Although others have talked about the ghetto as a term of endearment, kinship and empowerment — Langston Hughes’s 1931 poem “Negro Ghetto,” or Pras’s 1998 hip-hop anthem “Ghetto Supastar” — the tally of negative uses divorced from historical context has grown so commonplace that some big-city politicians and leading academics have called for removing it from official use.
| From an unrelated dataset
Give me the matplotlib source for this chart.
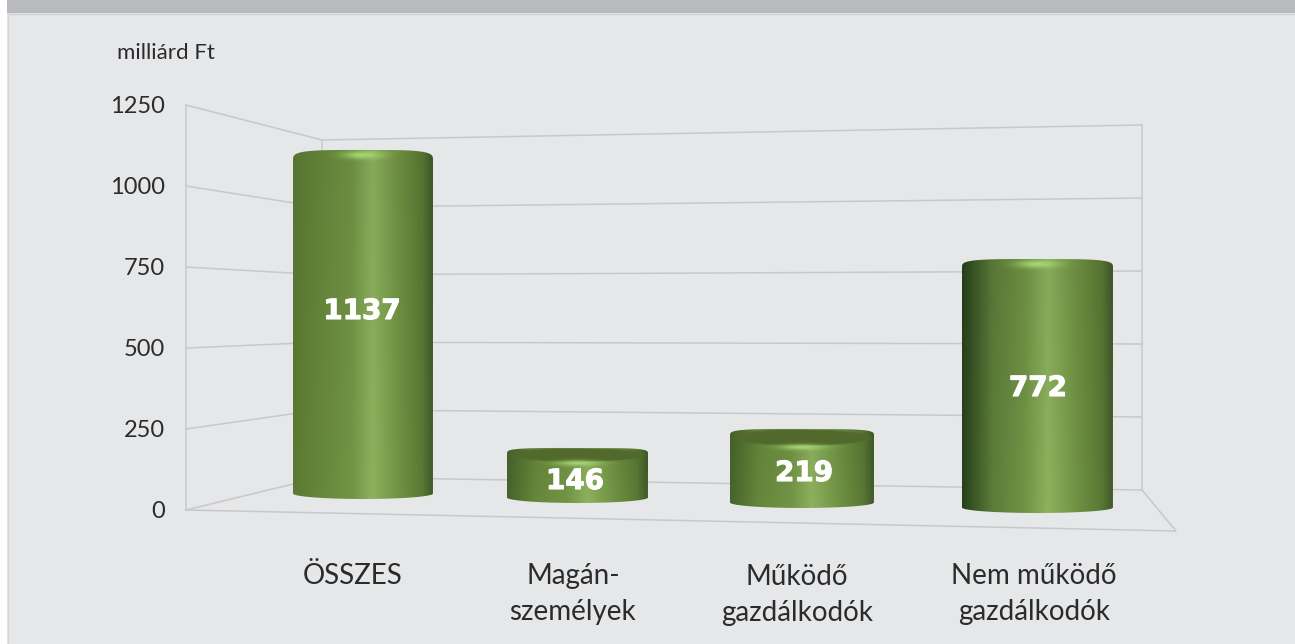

That would be a mistake, argues Mitchell Duneier, a Princeton sociologist of the black urban experience, in “Ghetto: The Invention of a Place, the History of an Idea,” a stunningly detailed and timely survey of scholarly work on the topic. Contrary to contemporary understanding, Jews — not African-Americans — are the original “ghettoized people,” he writes, noting that most of his students these days have no clue. “The link between blacks and the ghetto has been around for less than 10 percent of the term’s 500-year history.” Recovering this forgotten history is critical because the “troubled legacy” of the old ghetto endures.